Many years ago, I did such a design. I don't recall the details. You may want to look at USACE Eng Manual 1110-2-2502 and Navy Design Manual 7.02 for design principles. There is also a book called Florida Soil & Foundation Handbook published by Florida DOT.

You may want to use a conservatively sized rod and galvanize it. Also coat the surface of the galvanized rod with coal tar epoxy. The plate at the anchor end needs to sized to transfer the rod tension to soil. The above noted manuals should give formulas.

I hope your client is aware of the fact that the bottom end of the post will be embedded in soil to a depth dictated by design formulas and, not according to his fancy.


"Andrew Kester, PE" <akester(--nospam--at)> wrote:
We are being asked by a client to design a 5' max tall retaining wall using PT wood members spanning horizontally between posts. Rather than relying on embedded posts in concrete (how I have done it before), they are wanting to use dead-man anchors, with the ends of the wood posts just embedded into the ground. The fill will be clean sand, it has already been excavated.

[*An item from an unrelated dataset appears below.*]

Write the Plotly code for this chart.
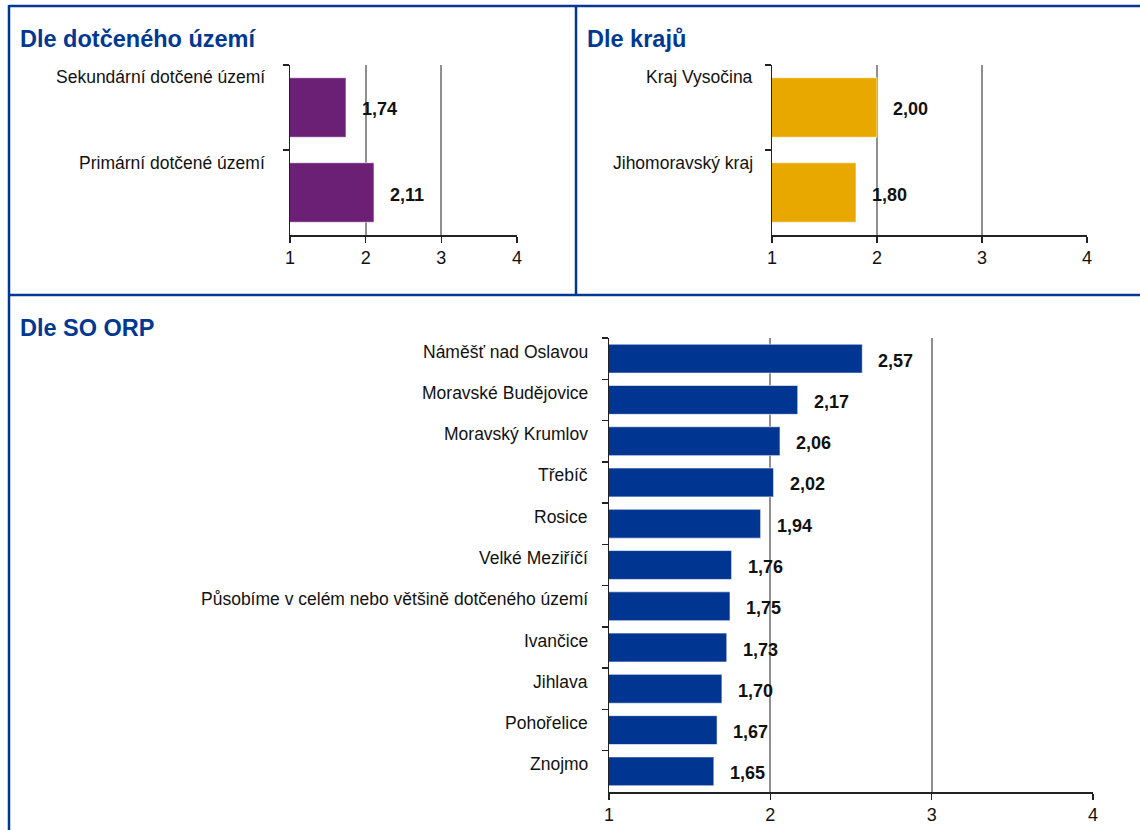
import plotly.graph_objects as go

W, H = 1140, 830

# ---- data ----
uzemi_cats = ["Sekundární dotčené území", "Primární dotčené území"]
uzemi_vals = [1.74, 2.11]

kraje_cats = ["Kraj Vysočina", "Jihomoravský kraj"]
kraje_vals = [2.00, 1.80]

orp_cats = ["Náměšť nad Oslavou", "Moravské Budějovice", "Moravský Krumlov", "Třebíč",
            "Rosice", "Velké Meziříčí", "Působíme v celém nebo většině dotčeného území",
            "Ivančice", "Jihlava", "Pohořelice", "Znojmo"]
orp_vals = [2.57, 2.17, 2.06, 2.02, 1.94, 1.76, 1.75, 1.73, 1.70, 1.67, 1.65]

x_ticks = [1, 2, 3, 4]
titles = ["Dle dotčeného území", "Dle krajů", "Dle SO ORP"]

# ---- styling ----
BLUE = "#003893"
SANS = "Liberation Sans, Arial, sans-serif"

def px(x):
    return x / W

def py(y):
    return 1 - y / H

panels = [
    # cats, vals, color, xaxis, yaxis, x0,x1,y0,y1 (pixels), label right px, label yshift
    (uzemi_cats, uzemi_vals, "#6B1F75", "x", "y", 290, 517, 65, 235, 267, 30),
    (kraje_cats, kraje_vals, "#E8A800", "x2", "y2", 772, 1087, 65, 235, 755, 30),
    (orp_cats, orp_vals, "#003591", "x3", "y3", 609, 1093, 338, 792, 590, 7),
]

fig = go.Figure()
annotations = []
layout = {}
for i, (cats, vals, col, xa, ya, x0, x1, y0, y1, lab_r, lab_shift) in enumerate(panels):
    fig.add_trace(go.Bar(
        x=vals, y=cats, orientation="h", base=0,
        marker=dict(color=col, line=dict(color="rgba(255,255,255,0.6)", width=1)),
        width=0.7, xaxis=xa, yaxis=ya, hoverinfo="skip", showlegend=False,
    ))
    xname = "xaxis" if xa == "x" else "xaxis" + xa[1:]
    yname = "yaxis" if ya == "y" else "yaxis" + ya[1:]
    layout[xname] = dict(
        domain=[px(x0), px(x1)], range=[1, 4], anchor=ya, automargin=False,
        tickvals=x_ticks, ticktext=[str(t) for t in x_ticks],
        showgrid=True, gridcolor="#8f8f8f", gridwidth=2,
        showline=True, linecolor="#222222", linewidth=1.5,
        ticks="outside", ticklen=6, tickcolor="#222222", tickwidth=1.5,
        tickfont=dict(family=SANS, size=18, color="#111111"),
        zeroline=False, fixedrange=True,
    )
    layout[yname] = dict(
        domain=[py(y1), py(y0)], anchor=xa, type="category", automargin=False,
        categoryorder="array", categoryarray=cats, autorange="reversed",
        showticklabels=False, tickson="boundaries",
        ticks="outside", ticklen=6, tickcolor="#222222", tickwidth=1.5,
        showline=True, linecolor="#222222", linewidth=1.5,
        showgrid=False, zeroline=False, fixedrange=True,
    )
    for c, v in zip(cats, vals):
        annotations.append(dict(
            x=v, y=c, xref=xa, yref=ya, xanchor="left", yanchor="middle",
            xshift=14, yshift=-2,
            text="<b>" + f"{v:.2f}".replace(".", ",") + "</b>", showarrow=False,
            font=dict(family=SANS, size=18, color="#111111"),
        ))
        annotations.append(dict(
            x=px(lab_r), y=c, xref="paper", yref=ya, xanchor="right", yanchor="middle",
            yshift=lab_shift, text=c, showarrow=False,
            font=dict(family=SANS, size=17.5, color="#111111"),
        ))

title_pos = [(18, 39), (585, 39), (18, 328)]
for t, (tx, ty) in zip(titles, title_pos):
    annotations.append(dict(
        x=px(tx), y=py(ty), xref="paper", yref="paper", xanchor="left", yanchor="middle",
        text="<b>" + t + "</b>", showarrow=False,
        font=dict(family=SANS, size=23.5, color=BLUE),
    ))

line = dict(color=BLUE, width=2.5)
shapes = [
    dict(type="line", xref="paper", yref="paper", x0=px(9), x1=px(9), y0=py(5), y1=0, line=line),
    dict(type="line", xref="paper", yref="paper", x0=px(9), x1=1, y0=py(6), y1=py(6), line=line),
    dict(type="line", xref="paper", yref="paper", x0=px(576), x1=px(576), y0=py(6), y1=py(295), line=line),
    dict(type="line", xref="paper", yref="paper", x0=px(9), x1=1, y0=py(295), y1=py(295), line=line),
]

fig.update_layout(
    width=W, height=H, margin=dict(l=0, r=0, t=0, b=0, pad=0, autoexpand=False),
    paper_bgcolor="white", plot_bgcolor="white",
    annotations=annotations, shapes=shapes, bargap=0.3,
    **layout,
)

fig.write_html(
    "out.html",
    config={"displayModeBar": False, "staticPlot": True},
    post_script="document.body.style.margin='0';document.body.style.overflow='hidden';",
)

I have never designed a wall with dead-man anchors. They envision threaded rods with a steel plate, which besides the obvious corrosion issues, I don't imagine that giving you much resistance. I envisioned a block of concrete, but if you are going to do that, why not just embed them in a circular concrete footing?

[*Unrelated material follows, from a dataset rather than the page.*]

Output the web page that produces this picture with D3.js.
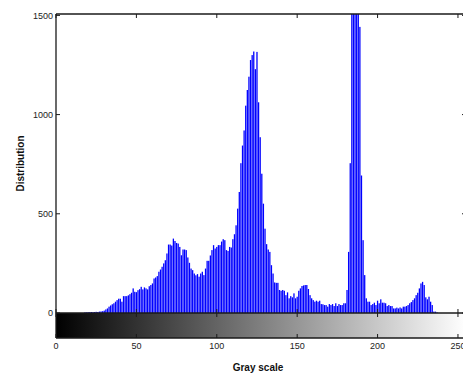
<!DOCTYPE html>
<html>
<head>
<meta charset="utf-8">
<script src="https://cdn.jsdelivr.net/npm/d3@7/dist/d3.min.js"></script>
<style>
  html, body { margin: 0; padding: 0; background: #fff; }
  svg { display: block; font-family: "Liberation Sans", Arial, Helvetica, sans-serif; }
</style>
</head>
<body>
<div id="chart"></div>
<script>
// histogram counts for gray levels 0..255
const counts = [
  0, 0, 0, 0, 0, 0, 0, 0, 0, 0,
  0, 0, 0, 0, 0, 0, 0, 0, 3, 3,
  4, 4, 5, 4, 5, 6, 5, 7, 8, 9,
  12, 18, 23, 32, 38, 44, 49, 57, 65, 72,
  72, 57, 85, 85, 85, 89, 95, 102, 124, 107,
  105, 115, 120, 132, 119, 129, 124, 119, 135, 141,
  149, 174, 179, 186, 208, 219, 233, 250, 266, 300,
  345, 345, 340, 375, 363, 353, 350, 333, 291, 320,
  320, 317, 280, 253, 224, 216, 199, 190, 196, 183,
  199, 208, 191, 224, 263, 263, 290, 317, 342, 325,
  333, 342, 342, 360, 372, 367, 317, 313, 333, 330,
  372, 397, 442, 526, 610, 755, 844, 920, 1045, 1124,
  1191, 1275, 1300, 1318, 1229, 1316, 1062, 886, 702, 551,
  425, 347, 320, 308, 241, 199, 154, 152, 152, 116,
  112, 116, 112, 90, 104, 74, 85, 79, 99, 74,
  82, 112, 124, 136, 139, 141, 141, 121, 90, 74,
  65, 57, 62, 57, 62, 45, 44, 40, 40, 32,
  45, 40, 45, 35, 49, 35, 45, 40, 40, 49,
  49, 116, 308, 755, 1600, 1600, 1600, 1600, 1600, 1442,
  693, 367, 191, 74, 57, 57, 40, 45, 52, 40,
  62, 49, 69, 52, 52, 49, 35, 40, 35, 35,
  23, 23, 27, 23, 28, 23, 32, 32, 35, 40,
  49, 55, 65, 74, 90, 102, 124, 149, 157, 141,
  79, 69, 82, 57, 40, 7, 7, 3, 0, 0,
  0, 0, 0, 0, 0, 0, 0, 0, 0, 0,
  0, 0, 0, 0, 0, 0
];
const xTicks = [0, 50, 100, 150, 200, 250];
const yTicks = [0, 500, 1000, 1500];
const xLabel = "Gray scale";
const yLabel = "Distribution";

const W = 463, H = 373;
const plotLeft = 56, plotRight = 466, plotTop = 14, plotBottom = 313;
const barBottom = 338;

const svg = d3.select("#chart").append("svg")
  .attr("width", W)
  .attr("height", H);

const x = d3.scaleLinear().domain([0, 255]).range([plotLeft, plotRight]);
const y = d3.scaleLinear().domain([0, 1507]).range([plotBottom, plotTop]);

const defs = svg.append("defs");
defs.append("clipPath").attr("id", "plot-clip")
  .append("rect")
  .attr("x", plotLeft).attr("y", plotTop)
  .attr("width", plotRight - plotLeft).attr("height", plotBottom - plotTop);

const grad = defs.append("linearGradient")
  .attr("id", "gray-grad")
  .attr("gradientUnits", "userSpaceOnUse")
  .attr("x1", x(0)).attr("x2", x(255))
  .attr("y1", 0).attr("y2", 0);
grad.append("stop").attr("offset", "0%").attr("stop-color", "#000");
grad.append("stop").attr("offset", "100%").attr("stop-color", "#fff");

// bars
svg.append("g")
  .attr("clip-path", "url(#plot-clip)")
  .selectAll("rect")
  .data(counts)
  .join("rect")
  .attr("x", (d, i) => x(i - 0.4))
  .attr("width", x(0.8) - x(0))
  .attr("y", d => y(d))
  .attr("height", d => y(0) - y(d))
  .attr("fill", "#0000ff");

// gray colour bar under the axis
svg.append("rect")
  .attr("x", x(0)).attr("y", plotBottom)
  .attr("width", x(255) - x(0)).attr("height", barBottom - plotBottom)
  .attr("fill", "url(#gray-grad)");

const axisColor = "#1a1a1a";
const tickLen = 4;

// box lines
const box = svg.append("g").attr("stroke", axisColor).attr("stroke-width", 1.3).attr("fill", "none");
box.append("line").attr("x1", plotLeft).attr("x2", plotLeft).attr("y1", plotTop).attr("y2", barBottom);
box.append("line").attr("x1", plotLeft).attr("x2", plotRight).attr("y1", plotTop).attr("y2", plotTop);
box.append("line").attr("x1", plotLeft).attr("x2", plotRight).attr("y1", plotBottom).attr("y2", plotBottom);
box.append("line").attr("x1", plotLeft).attr("x2", plotRight).attr("y1", barBottom).attr("y2", barBottom);
box.append("line").attr("x1", plotRight).attr("x2", plotRight).attr("y1", plotTop).attr("y2", barBottom);

// inward ticks
const ticks = svg.append("g").attr("stroke", axisColor).attr("stroke-width", 1);
xTicks.forEach(t => {
  const px = x(t);
  ticks.append("line").attr("x1", px).attr("x2", px).attr("y1", plotTop).attr("y2", plotTop + tickLen);
  ticks.append("line").attr("x1", px).attr("x2", px).attr("y1", plotBottom).attr("y2", plotBottom - tickLen);
  ticks.append("line").attr("x1", px).attr("x2", px).attr("y1", plotBottom).attr("y2", plotBottom + tickLen);
  ticks.append("line").attr("x1", px).attr("x2", px).attr("y1", barBottom).attr("y2", barBottom - tickLen);
});
yTicks.forEach(t => {
  const py = y(t);
  ticks.append("line").attr("x1", plotLeft).attr("x2", plotLeft + tickLen).attr("y1", py).attr("y2", py);
  ticks.append("line").attr("x1", plotRight).attr("x2", plotRight - tickLen).attr("y1", py).attr("y2", py);
});

// tick labels
svg.append("g")
  .selectAll("text")
  .data(yTicks)
  .join("text")
  .attr("x", plotLeft - 3)
  .attr("y", d => y(d))
  .attr("dy", "0.35em")
  .attr("text-anchor", "end")
  .attr("font-size", 9)
  .attr("fill", "#222")
  .text(d => d);

svg.append("g")
  .selectAll("text")
  .data(xTicks)
  .join("text")
  .attr("x", d => x(d))
  .attr("y", barBottom + 8)
  .attr("dy", "0.35em")
  .attr("text-anchor", "middle")
  .attr("font-size", 9)
  .attr("fill", "#222")
  .text(d => d);

// axis titles
svg.append("text")
  .attr("x", (plotLeft + plotRight) / 2 - 3)
  .attr("y", 367)
  .attr("dy", "0.35em")
  .attr("text-anchor", "middle")
  .attr("font-size", 10)
  .attr("font-weight", "bold")
  .attr("fill", "#111")
  .text(xLabel);

svg.append("text")
  .attr("transform", `translate(20,${(plotTop + plotBottom) / 2}) rotate(-90)`)
  .attr("dy", "0.35em")
  .attr("text-anchor", "middle")
  .attr("font-size", 10)
  .attr("font-weight", "bold")
  .attr("fill", "#111")
  .text(yLabel);
</script>
</body>
</html>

Does a geotech normally supply the resistance for either type of system? Can you get any resistance out of a steel plate just sitting in compated soil? Would a better option be to do something with helical anchors? Or I think they cheapest and easiest would be to just auger holes and embed the posts in concrete...
My first thought is to run fast and far away from this project after we and the contractor could not talk the cheap school board owner into a CMU wall. We told them you will be luck to get by 5 years out of the wood without having problems. But the contractor has to do something, and we have done work with the GC and want to keep working with them.
Obviously all the steel will need to be hot dipped or stainless. Would you put a piece of PVC pipe around the all-thread?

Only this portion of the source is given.